[START Available data]

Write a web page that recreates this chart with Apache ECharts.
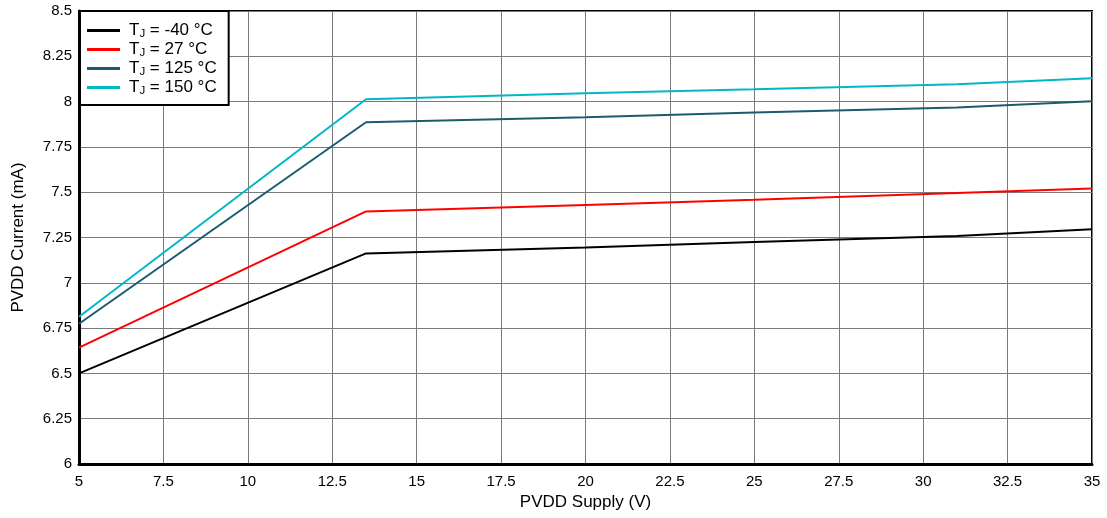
<!DOCTYPE html>
<html>
<head>
<meta charset="utf-8">
<script src="https://cdn.jsdelivr.net/npm/echarts@6/dist/echarts.min.js"></script>
<style>
  html, body { margin: 0; padding: 0; background: #fff; }
  #chart { width: 1107px; height: 518px; }
</style>
</head>
<body>
<div id="chart"></div>
<script>
// PVDD supply voltage points (V)
const supplyV = [5, 13.5, 20, 25, 31, 35];
// PVDD current (mA) for each junction temperature
const curM40 = [6.50, 7.162, 7.195, 7.225, 7.258, 7.295];
const cur27 = [6.642, 7.394, 7.43, 7.458, 7.495, 7.521];
const cur125 = [6.774, 7.886, 7.914, 7.940, 7.968, 8.002];
const cur150 = [6.813, 8.013, 8.046, 8.068, 8.096, 8.129];
const seriesNames = ['-40 °C', '27 °C', '125 °C', '150 °C'];
const seriesColors = ['#000000', '#ff0000', '#1a5b6f', '#00b7c8'];
const xTicks = { min: 5, max: 35, step: 2.5 };
const yTicks = { min: 6, max: 8.5, step: 0.25 };

const allCurrents = [curM40, cur27, cur125, cur150];
const font = 'Liberation Sans, Arial, sans-serif';

const chart = echarts.init(document.getElementById('chart'), null, { renderer: 'canvas' });

const series = allCurrents.map((vals, i) => ({
  name: seriesNames[i],
  type: 'line',
  data: supplyV.map((v, k) => [v, vals[k]]),
  showSymbol: false,
  symbol: 'none',
  lineStyle: { color: seriesColors[i], width: 2 },
  itemStyle: { color: seriesColors[i] },
  z: 5
}));

chart.setOption({
  animation: false,
  backgroundColor: '#fff',
  grid: {
    left: 79, right: 15, top: 11, bottom: 54,
    outerBoundsMode: 'none',
    containLabel: false,
    show: true, borderColor: '#000', borderWidth: 2
  },
  legend: {
    left: 80, top: 11,
    orient: 'vertical',
    backgroundColor: '#fff',
    borderColor: '#000',
    borderWidth: 2,
    borderRadius: 0,
    padding: [10, 12, 8, 7],
    itemGap: 0,
    itemWidth: 33,
    itemHeight: 3,
    icon: 'rect',
    data: seriesNames,
    formatter: name => '{t0|T}{s|J}{t| = ' + name + '}',
    textStyle: {
      fontFamily: font,
      color: '#000',
      rich: {
        t0: { fontSize: 17, fontFamily: font, color: '#000', lineHeight: 17, padding: [0, 0, 0, 4] },
        t: { fontSize: 17, fontFamily: font, color: '#000', lineHeight: 17 },
        // subscript: pushed down inside a box of the same total height
        s: { fontSize: 11.5, fontFamily: font, color: '#000', lineHeight: 10, padding: [7, 0, 0, 0] }
      }
    }
  },
  xAxis: {
    type: 'value',
    min: xTicks.min, max: xTicks.max, interval: xTicks.step,
    name: 'PVDD Supply (V)',
    nameLocation: 'middle',
    nameGap: 30,
    nameTextStyle: { fontFamily: font, fontSize: 17, color: '#000' },
    axisLine: { show: true, lineStyle: { color: '#000', width: 3 } },
    axisTick: { show: false },
    axisLabel: { fontFamily: font, fontSize: 15, color: '#000', margin: 10 },
    splitLine: { show: true, lineStyle: { color: '#7a7a7a', width: 1 } }
  },
  yAxis: {
    type: 'value',
    min: yTicks.min, max: yTicks.max, interval: yTicks.step,
    name: 'PVDD Current (mA)',
    nameLocation: 'middle',
    nameGap: 52,
    nameTextStyle: { fontFamily: font, fontSize: 17, color: '#000' },
    axisLine: { show: true, lineStyle: { color: '#000', width: 3 } },
    axisTick: { show: false },
    axisLabel: { fontFamily: font, fontSize: 15, color: '#000', margin: 7 },
    splitLine: { show: true, lineStyle: { color: '#7a7a7a', width: 1 } }
  },
  series: series
});
</script>
</body>
</html>
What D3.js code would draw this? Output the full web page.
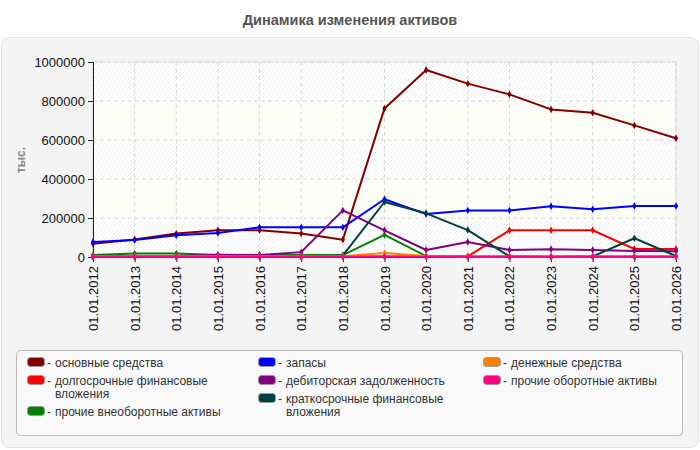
<!DOCTYPE html>
<html>
<head>
<meta charset="utf-8">
<script src="https://cdn.jsdelivr.net/npm/d3@7"></script>
<style>
  body { margin: 0; background: #fff; font-family: "Liberation Sans", Arial, sans-serif; }
</style>
</head>
<body>
<svg id="chart" width="700" height="450"></svg>
<script>
// dates on the x axis
var dates = ["01.01.2012", "01.01.2013", "01.01.2014", "01.01.2015", "01.01.2016",
  "01.01.2017", "01.01.2018", "01.01.2019", "01.01.2020", "01.01.2021",
  "01.01.2022", "01.01.2023", "01.01.2024", "01.01.2025", "01.01.2026"];

var osnovnye = [68000, 90000, 120000, 137000, 137000, 120000, 89000, 762000, 959000, 889000, 834000, 757000, 740000, 675000, 609000];
var dolgosrochnye = [2000, 2000, 2000, 2000, 2000, 2000, 2000, 2000, 2000, 3000, 137000, 137000, 137000, 41000, 41000];
var prochieVneob = [10000, 18000, 18000, 10000, 10000, 10000, 10000, 113000, 5000, 2000, 2000, 2000, 2000, 2000, 2000];
var zapasy = [77000, 87000, 111000, 123000, 152000, 152000, 152000, 296000, 220000, 239000, 239000, 260000, 245000, 262000, 262000];
var debitorskaya = [5000, 5000, 5000, 12000, 10000, 25000, 239000, 137000, 36000, 77000, 36000, 40000, 36000, 31000, 29000];
var kratkosrochnye = [0, 0, 0, 0, 0, 0, 8000, 282000, 224000, 138000, 3000, 0, 3000, 96000, 5000];
var denezhnye = [4000, 4000, 4000, 4000, 4000, 4000, 4000, 20000, 5000, 3000, 3000, 3000, 3000, 3000, 3000];
var prochieOborotnye = [1500, 1500, 1500, 1500, 1500, 1500, 1500, 2000, 1500, 1500, 1500, 1500, 1500, 1500, 1500];

var yTicks = [0, 200000, 400000, 600000, 800000, 1000000];

var series = [
  {name: "основные средства", color: "#800000", values: osnovnye},
  {name: "долгосрочные финансовые вложения", color: "#ff0000", values: dolgosrochnye},
  {name: "прочие внеоборотные активы", color: "#008000", values: prochieVneob},
  {name: "запасы", color: "#0000ff", values: zapasy},
  {name: "дебиторская задолженность", color: "#800080", values: debitorskaya},
  {name: "краткосрочные финансовые вложения", color: "#004040", values: kratkosrochnye},
  {name: "денежные средства", color: "#ff8000", values: denezhnye},
  {name: "прочие оборотные активы", color: "#ff0080", values: prochieOborotnye}
];

var svg = d3.select("#chart");

/* title and panel */
svg.append("text")
  .attr("x", 350).attr("y", 25)
  .attr("text-anchor", "middle")
  .style("font-size", "14.5px").style("font-weight", "bold").style("fill", "#555")
  .text("Динамика изменения активов");

svg.append("rect")
  .attr("x", 1.5).attr("y", 37.5).attr("width", 697).attr("height", 410)
  .attr("rx", 8).attr("ry", 8)
  .style("fill", "#f4f4f4").style("stroke", "#e2e2e2");

var defs = svg.append("defs");
var pat = defs.append("pattern")
  .attr("id", "hatch")
  .attr("patternUnits", "userSpaceOnUse")
  .attr("width", 4).attr("height", 4);
pat.append("rect").attr("width", 4).attr("height", 4).style("fill", "#fff");
pat.append("path")
  .attr("d", "M-1,1 l2,-2 M0,4 l4,-4 M3,5 l2,-2")
  .style("stroke", "#efefef").style("stroke-width", 1);

var x = d3.scalePoint().domain(dates).range([93, 676]);
var y = d3.scaleLinear().domain([0, 1000000]).range([257, 62]);

/* background bands */
var bands = yTicks.slice(0, -1);
svg.append("g").selectAll("rect")
  .data(bands)
  .enter().append("rect")
  .attr("x", 93).attr("width", 676 - 93)
  .attr("y", function(d) { return y(d + 200000); })
  .attr("height", function(d) { return y(d) - y(d + 200000); })
  .style("fill", function(d, i) { return i % 2 == 0 ? "url(#hatch)" : "#fdfdf7"; });

svg.append("rect")
  .attr("x", 93).attr("y", 62).attr("width", 676 - 93).attr("height", 195)
  .style("fill", "none").style("stroke", "#dedede");

/* grid */
svg.append("g").selectAll("line")
  .data(dates)
  .enter().append("line")
  .attr("x1", function(d) { return x(d); }).attr("x2", function(d) { return x(d); })
  .attr("y1", 62).attr("y2", 257)
  .style("stroke", "#dadada").style("stroke-dasharray", "4,3");

svg.append("g").selectAll("line")
  .data(yTicks)
  .enter().append("line")
  .attr("x1", 93).attr("x2", 676)
  .attr("y1", function(d) { return y(d); }).attr("y2", function(d) { return y(d); })
  .style("stroke", "#dadada").style("stroke-dasharray", "4,3");

/* axes */
var yAxis = svg.append("g")
  .attr("transform", "translate(93,0)")
  .call(d3.axisLeft(y).tickValues(yTicks).tickFormat(d3.format("d")).tickSize(5).tickPadding(3));
yAxis.selectAll("text").style("font-size", "13px").style("fill", "#111")
  .style("font-family", "'Liberation Sans', Arial, sans-serif");
yAxis.selectAll("line, path").style("stroke", "#222");

var xAxis = svg.append("g")
  .attr("transform", "translate(0,257)")
  .call(d3.axisBottom(x).tickSize(5).tickPadding(6));
xAxis.select(".domain").style("stroke", "#222");
xAxis.selectAll("line").style("stroke", "#222");
xAxis.selectAll("text")
  .style("font-size", "13px").style("fill", "#111")
  .style("font-family", "'Liberation Sans', Arial, sans-serif")
  .attr("text-anchor", "end")
  .attr("transform", "rotate(-90)")
  .attr("x", -9).attr("y", 0).attr("dy", "0.35em");

svg.append("text")
  .attr("transform", "translate(25,160) rotate(-90)")
  .attr("text-anchor", "middle")
  .style("font-size", "12px").style("font-weight", "bold").style("fill", "#888")
  .text("тыс.");

/* lines */
var line = d3.line()
  .x(function(d, i) { return x(dates[i]); })
  .y(function(d) { return y(d); });

var marker = d3.symbol().type(d3.symbolDiamond).size(16);

series.forEach(function(s) {
  var g = svg.append("g");
  g.append("path")
    .datum(s.values)
    .attr("d", line)
    .style("fill", "none").style("stroke", s.color).style("stroke-width", 2)
    .style("stroke-linejoin", "round");
  g.selectAll("path.m")
    .data(s.values)
    .enter().append("path")
    .attr("class", "m")
    .attr("d", marker)
    .attr("transform", function(d, i) { return "translate(" + x(dates[i]) + "," + y(d) + ")"; })
    .style("fill", s.color);
});

/* legend */
svg.append("rect")
  .attr("x", 16.5).attr("y", 350.5).attr("width", 666).attr("height", 85)
  .attr("rx", 4).attr("ry", 4)
  .style("fill", "#f9f9f9").style("stroke", "#bbb");

var colX = [27, 258, 483];
var colItems = [[0, 1, 2], [3, 4, 5], [6, 7]];
var maxW = 175;

colItems.forEach(function(items, c) {
  var yy = 367;
  items.forEach(function(idx) {
    var s = series[idx];
    var g = svg.append("g");
    g.append("rect")
      .attr("x", colX[c] + 0.5).attr("y", yy - 9.5).attr("width", 17).attr("height", 9)
      .attr("rx", 3).attr("ry", 3)
      .style("fill", s.color).style("stroke", "#999");
    g.append("text")
      .attr("x", colX[c] + 20).attr("y", yy)
      .style("font-size", "12px").style("fill", "#333")
      .text("-");
    var t = g.append("text")
      .attr("x", colX[c] + 28).attr("y", yy)
      .style("font-size", "12px").style("fill", "#333");
    var words = s.name.split(" ");
    var ts = t.append("tspan").attr("x", colX[c] + 28).attr("y", yy);
    var cur = [];
    var lines = 1;
    words.forEach(function(w) {
      cur.push(w);
      ts.text(cur.join(" "));
      if (ts.node().getComputedTextLength() > maxW && cur.length > 1) {
        cur.pop();
        ts.text(cur.join(" "));
        cur = [w];
        lines++;
        ts = t.append("tspan").attr("x", colX[c] + 28).attr("y", yy + (lines - 1) * 13).text(w);
      }
    });
    yy += lines * 13 + 5;
  });
});
</script>
</body>
</html>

[END Available data]

* [Directions] Set down word for word the lines from the first entry through the line with "const font = 'Liberation", both included, omitting pictures.

* [Output for this exercise]
Write a web page that recreates this chart with Apache ECharts.
<!DOCTYPE html>
<html>
<head>
<meta charset="utf-8">
<script src="https://cdn.jsdelivr.net/npm/echarts@6/dist/echarts.min.js"></script>
<style>
  html, body { margin: 0; padding: 0; background: #fff; }
  #chart { width: 1107px; height: 518px; }
</style>
</head>
<body>
<div id="chart"></div>
<script>
// PVDD supply voltage points (V)
const supplyV = [5, 13.5, 20, 25, 31, 35];
// PVDD current (mA) for each junction temperature
const curM40 = [6.50, 7.162, 7.195, 7.225, 7.258, 7.295];
const cur27 = [6.642, 7.394, 7.43, 7.458, 7.495, 7.521];
const cur125 = [6.774, 7.886, 7.914, 7.940, 7.968, 8.002];
const cur150 = [6.813, 8.013, 8.046, 8.068, 8.096, 8.129];
const seriesNames = ['-40 °C', '27 °C', '125 °C', '150 °C'];
const seriesColors = ['#000000', '#ff0000', '#1a5b6f', '#00b7c8'];
const xTicks = { min: 5, max: 35, step: 2.5 };
const yTicks = { min: 6, max: 8.5, step: 0.25 };

const allCurrents = [curM40, cur27, cur125, cur150];
const font = 'Liberation Sans, Arial, sans-serif';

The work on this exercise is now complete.